Mindfulness is “maintaining a moment-by-moment awareness of our thoughts, feelings, bodily sensations, and surrounding environment” (Greater Berkley, 2017). Becoming mindful of our present moment brings awareness to what is actually occurring and what is not. So how do we do that? In moments that my thoughts are taking me down a path of reality that is not mine, I focus on my breath. Before bed, if worry keeps me awake, I bring awareness into my body. Doing this does not stop the worry filled thoughts or negative self talk from bubbling up, but what it does do is ground me. If we are constantly in our heads, believing every thought we have, we are ungrounded and when we are ungrounded we are more likely and easily pushed into cycles of anxiety.
Mindfulness practices are really quite simple. What I like most about mindfulness is that it can be practiced formally (a carved-out time of day dedicated to bringing awareness to your breath and into your body) or informally (quick practices during moments that anxiety is creeping up). I find both informal and formal practice are the most effective. Just like when we go to the gym to work out our physical bodies, daily mindfulness practice keeps our mind (muscle) healthy. I find that the more consistent I am in my practice, the easier it is for my mind to engage in the present moment when challenges (internal and external) arise.

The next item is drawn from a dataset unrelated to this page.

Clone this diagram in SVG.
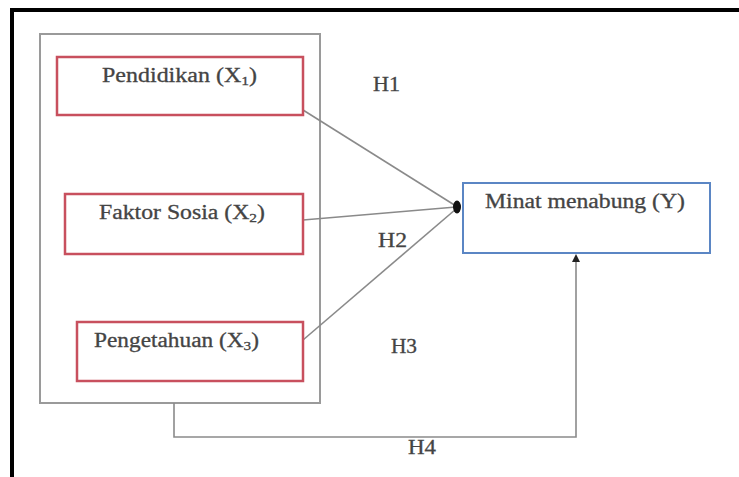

Though I had tried many things to manage my anxiety in the past, mindfulness has been the most helpful to me. It keeps me from spiraling and has become a constant in my life; an imaginary friend that silences the old catastrophic one. Mindfulness has become such an integral piece of my life that I use it in my parenting and in my work as a life coach.
Three simple ways to try out mindfulness first hand:
1. Breathe-this simple practice is a great way to quickly become present. Bring attention to your breath, wherever you feel it most dominantly in your body (your nose, chest, or abdomen) and follow your breath inward and outward. When thoughts come, gently bring your awareness back to your breath. Do this until you feel more grounded.
2. Body Scan—bring your awareness, without naming or judging, to each body part beginning at your feet. Slowly work your way upward until you reach the top of your head. If thoughts come in (and they will) gently bring your awareness back into your body.
3. Is it true? —in moments where you can not become grounded in your breath or body, ask yourself “is it true?”. When thoughts arise that push you into worry or any other negative self talk cycle, take a moment and ask yourself if those thoughts are true. More often then not, you will realize that no, the thought is not true, and you will automatically be reminded of your present reality. If, on the rare occasion there is some truth to the thought, ask your self what action you can take, instead of ruminating in negative outcomes.
The practice of mindfulness in not about being perfect, it is about practicing these simple strategies as often as you need to help keep yourself tethered in the present moment; the only moment that matters.